E finalmente chegamos ao tão elogiado, amado e comentado, Universo DC Renascimento. Mesmo com boas histórias, estavam faltando os elementos clássicos pós-crise do Morcegão, apagados pelo estúpido reboot dos novos 52. O mestre de artes marciais ganhou um novo-velho uniforme, um novo roteirista, mas, o mais importante, manteve o alto nível. Ainda no comando, Tom King continuou a escrever clássicos para o vigilante mascarado, como Eu sou Bane, que está sendo publicado atualmente no Brasil, A guerra das piadas e charadas, e o prólogo de Doomsday Clock, o magnífico The Button. Em 2018, ainda teremos seu casamento com a sua antiga paixão Mulher-Gato, e o retorno de sua nêmesis, o insano Coringa. Este ano promete.

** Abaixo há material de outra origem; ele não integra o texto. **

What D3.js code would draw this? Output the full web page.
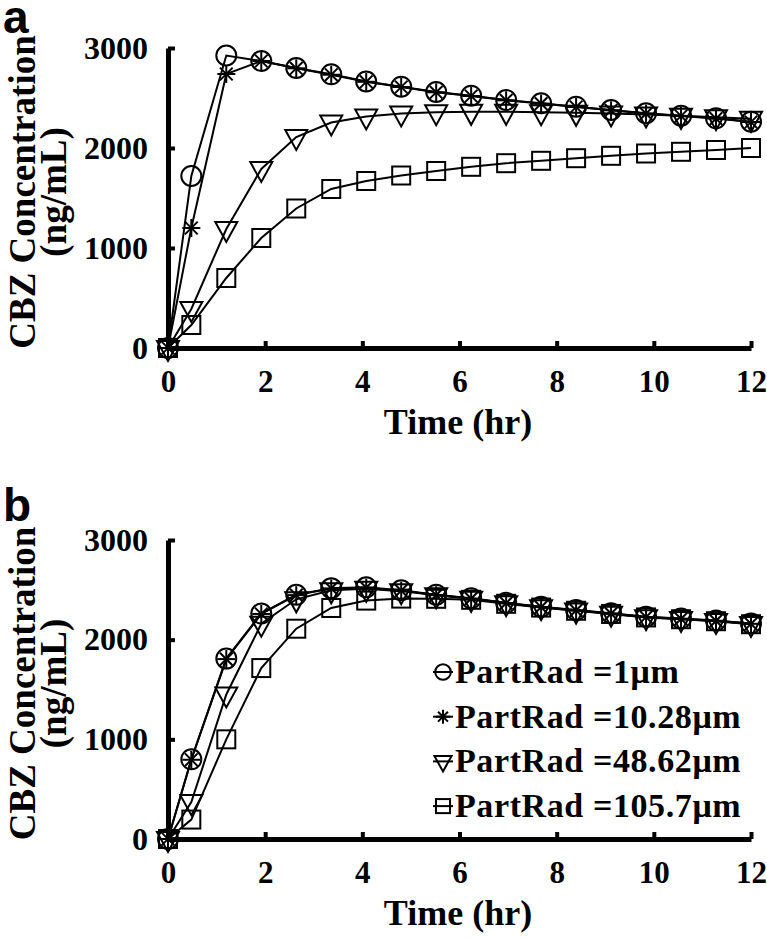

Após esse retrospecto de mais de 40 anos, acredito ter deixado o meu ponto de vista bem claro: o Morcegão não teve mais fases ruins. É claro que, em tanto tempo, algumas HQs não foram do mesmo nível das quais eu citei. Mas no meio de tantos clássicos, essas pequenices acabam sendo esquecidas. Em 40 anos, o morcego já foi derrotado fisicamente, intelectualmente, e espiritualmente. Porém, ele sempre se reergueu. Nunca sequer cogitou desistir. Por mais que muitos fãs tirem sarro do herói, ele sempre foi, é, e será um símbolo, um ídolo, um mito a se seguir.
E é por isso que o Batman é o que é hoje: um imortal.